Anyhow, take a close look at the Wentworth boys in that picture. It gives you a feeling for the rest of this story.
Wentworth lessons began early in life. There was the sunny mid-summer afternoon in 1951 as the three of us were walking along Harford Road, the busiest street going north and south through the center of Parkville where we lived. Dick and I were only seven years old; Mike was a year older at eight. We were near the corner of Hiss Avenue and Harford where we knocked at the front door of our older friend Johnny DiFatta, but there was no answer. Selectively bilingual, Johnny is the guy who taught the entire neighborhood our first three words of Italian ... "baciarmi il culo." Imagine, the only phrase you know in a Romance Language at the age of seven is "Kiss my ass!"
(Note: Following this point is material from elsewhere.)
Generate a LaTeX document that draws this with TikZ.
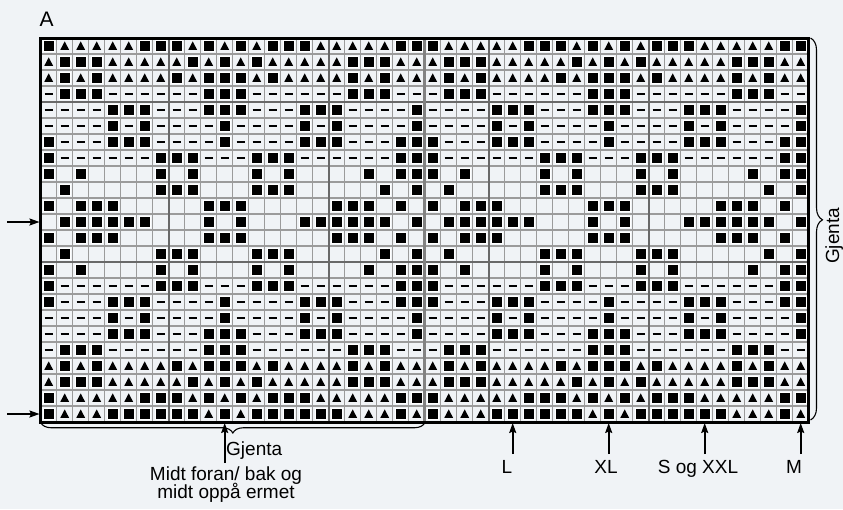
\documentclass[tikz,border=0pt]{standalone}
\usepackage{fontspec}
\setmainfont{Liberation Sans}
\usetikzlibrary{arrows.meta, positioning, decorations.pathreplacing, calc}
\definecolor{chartbg}{RGB}{240, 243, 246}
\definecolor{cellgray}{RGB}{155, 155, 155}
\definecolor{tengray}{RGB}{105, 105, 105}
\definecolor{splitgray}{RGB}{130, 130, 130}
\tikzset{
  lbl/.style={font=\fontsize{19}{17}\selectfont, inner sep=0pt},
  arrow/.style={-{Stealth[length=10pt, width=7pt, inset=1.5pt]}, line width=1.6pt, color=black},
  bracestroke/.style={line width=1.1pt, color=black},
  cellline/.style={cellgray, line width=1.4pt},
  tenline/.style={tengray, line width=1.8pt},
  splitline/.style={splitgray, line width=3.2pt},
}
\newcommand{\stB}[2]{\filldraw[fill=black, draw=white, line width=0.9pt] (#1-5.6,#2-5.6) rectangle (#1+5.6,#2+5.6);}
\newcommand{\stT}[2]{\fill[black] (#1-4.4,#2+3.8) -- (#1+4.4,#2+3.8) -- (#1,#2-4.6) -- cycle;}
\newcommand{\stD}[2]{\draw[black, line width=1.3pt] (#1-4,#2) -- (#1+4,#2);}
\newcommand{\stO}[2]{}

\begin{document}
\begin{tikzpicture}[x=1pt, y=-1pt]
  \useasboundingbox (0,0) rectangle (843,509);
  \fill[chartbg] (0,0) rectangle (843,509);
  \coordinate (gridNW) at (40.7,38);
  \coordinate (gridSE) at (808.7,422);
  \foreach \i in {1,...,47} \draw[cellline] (40.7+16*\i,38) -- ++(0,384);
  \foreach \j in {1,...,23} \draw[cellline] (40.7,38+16*\j) -- ++(768,0);
  \foreach \i in {8,18,28,38} \draw[tenline] (40.7+16*\i,38) -- ++(0,384);
  \foreach \j in {4,14} \draw[tenline] (40.7,38+16*\j) -- ++(768,0);
  \foreach \r/\row in {
     1/{B,T,T,T,T,T,B,B,B,T,B,T,B,T,B,B,B,T,T,T,T,T,B,B},
     2/{T,B,B,B,T,T,T,T,T,B,T,B,T,B,T,T,T,T,T,B,B,B,T,T},
     3/{T,B,T,B,T,T,T,T,B,T,B,B,B,T,B,T,T,T,T,B,T,B,T,T},
     4/{D,B,B,B,D,D,D,D,D,D,B,B,B,D,D,D,D,D,D,B,B,B,D,D},
     5/{D,D,D,D,B,B,B,D,D,D,B,B,B,D,D,D,B,B,B,D,D,D,D,B},
     6/{D,D,D,D,B,D,B,D,D,D,D,B,D,D,D,D,B,D,B,D,D,D,D,B},
     7/{B,D,D,D,B,B,B,D,D,D,D,B,D,D,D,D,B,B,B,D,D,D,B,B},
     8/{B,D,D,D,D,D,D,B,B,B,D,D,D,B,B,B,D,D,D,D,D,D,B,B},
     9/{B,O,B,O,O,O,O,B,O,B,O,O,O,B,O,B,O,O,O,O,B,O,B,B},
    10/{O,B,O,O,O,O,O,B,B,B,O,O,O,B,B,B,O,O,O,O,O,B,O,B},
    11/{B,O,B,B,B,O,O,O,O,O,B,B,B,O,O,O,O,O,B,B,B,O,B,O},
    12/{O,B,B,B,B,B,B,O,O,O,B,O,B,O,O,O,B,B,B,B,B,B,O,B},
    13/{B,O,B,B,B,O,O,O,O,O,B,B,B,O,O,O,O,O,B,B,B,O,B,O},
    14/{O,B,O,O,O,O,O,B,B,B,O,O,O,B,B,B,O,O,O,O,O,B,O,B},
    15/{B,O,B,O,O,O,O,B,O,B,O,O,O,B,O,B,O,O,O,O,B,O,B,B},
    16/{B,D,D,D,D,D,D,B,B,B,D,D,D,B,B,B,D,D,D,D,D,D,B,B},
    17/{B,D,D,D,B,B,B,D,D,D,D,B,D,D,D,D,B,B,B,D,D,D,B,B},
    18/{D,D,D,D,B,D,B,D,D,D,D,B,D,D,D,D,B,D,B,D,D,D,D,B},
    19/{D,D,D,D,B,B,B,D,D,D,B,B,B,D,D,D,B,B,B,D,D,D,D,B},
    20/{D,B,B,B,D,D,D,D,D,D,B,B,B,D,D,D,D,D,D,B,B,B,D,D},
    21/{T,B,T,B,T,T,T,T,B,T,B,B,B,T,B,T,T,T,T,B,T,B,T,T},
    22/{T,B,B,B,T,T,T,T,T,B,T,B,T,B,T,T,T,T,T,B,B,B,T,T},
    23/{B,T,T,T,T,T,B,B,B,T,B,T,B,T,B,B,B,T,T,T,T,T,B,B},
    24/{B,T,T,T,B,B,B,B,B,B,T,B,T,B,B,B,B,B,B,T,T,T,B,T}}{
    \foreach \h in {0,24}{
      \foreach \s [count=\c] in \row {
        \pgfmathsetmacro{\cx}{40.7+16*(\c+\h-0.5)}
        \pgfmathsetmacro{\cy}{38+16*(\r-0.5)}
        \csname st\s\endcsname{\cx}{\cy}
      }
    }
  }
  \draw[splitline] (40.7+384,38) -- ++(0,384);
  \draw[line width=3pt] (gridNW) rectangle (gridSE);

  \node[lbl, font=\fontsize{21}{21}\selectfont, anchor=base west] (chartname) at (39.5,26.5) {A};

  \coordinate (rowtwelve) at (7,222);
  \coordinate (rowtwelvetip) at (39.5,222);
  \coordinate (rowlast) at (7,414);
  \coordinate (rowlasttip) at (39.5,414);
  \draw[arrow] (rowtwelve) -- (rowtwelvetip);
  \draw[arrow] (rowlast) -- (rowlasttip);

  \draw[bracestroke, decorate, decoration={brace, amplitude=12pt, aspect=0.476}] (810.5,38) -- (810.5,420);
  \node[lbl, rotate=90, anchor=base] (repeattall) at (839,236) {Gjenta};

  \draw[bracestroke, decorate, decoration={brace, amplitude=10.5pt, aspect=0.5}] (425,422.5) -- (40.7,422.5);
  \coordinate (colmid) at (224.7,423);
  \node[lbl, anchor=base west] (repeatwide) at (226,455) {Gjenta};
  \node[lbl, align=center, anchor=north] (midtlabel) at (226,467) {Midt foran/ bak og\\[-3pt]midt oppå ermet};
  \draw[arrow] ($(colmid |- midtlabel.north)+(0,-4)$) -- (colmid);

  \foreach \name/\col/\lx/\txt in {L/30/507/L, XL/36/606/XL, SXXL/42/698/S og XXL, M/48/794/M}{
    \node[lbl, anchor=base] (size\name) at (\lx,473.5) {\txt};
    \coordinate (col\name) at (40.7+16*\col-8,423);
    \draw[arrow] ($(col\name |- size\name.north)+(0,-6)$) -- (col\name);
  }
\end{tikzpicture}
\end{document}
We went next door to Sam's Barber Shop where Johnny was often sweeping floors for the owner, his dad Sam. The barber shop was closed that day and we remembered that the entire DiFatta family had gone on their annual summer vacation to Ocean City, Maryland. So there the three of us were (Mike, Dick, and myself) with nothing to do but look through the huge 10-foot x 4-foot front window of Sam's Barber Shop, seeing no one, seeing three empty barber chairs, seeing no lights "on", and seeing (wait a minute ... make that fixated) on the unattended cash register! Strange thoughts entered our minds, and they grew even stranger for the Wentworth boys. Mike uttered something familiar in Italian and without wasting anymore time, picked up a large rock, gave it to me and said, "Hey Billy, you got a good arm, why don't you throw this rock through the window and we'll check out that cash register."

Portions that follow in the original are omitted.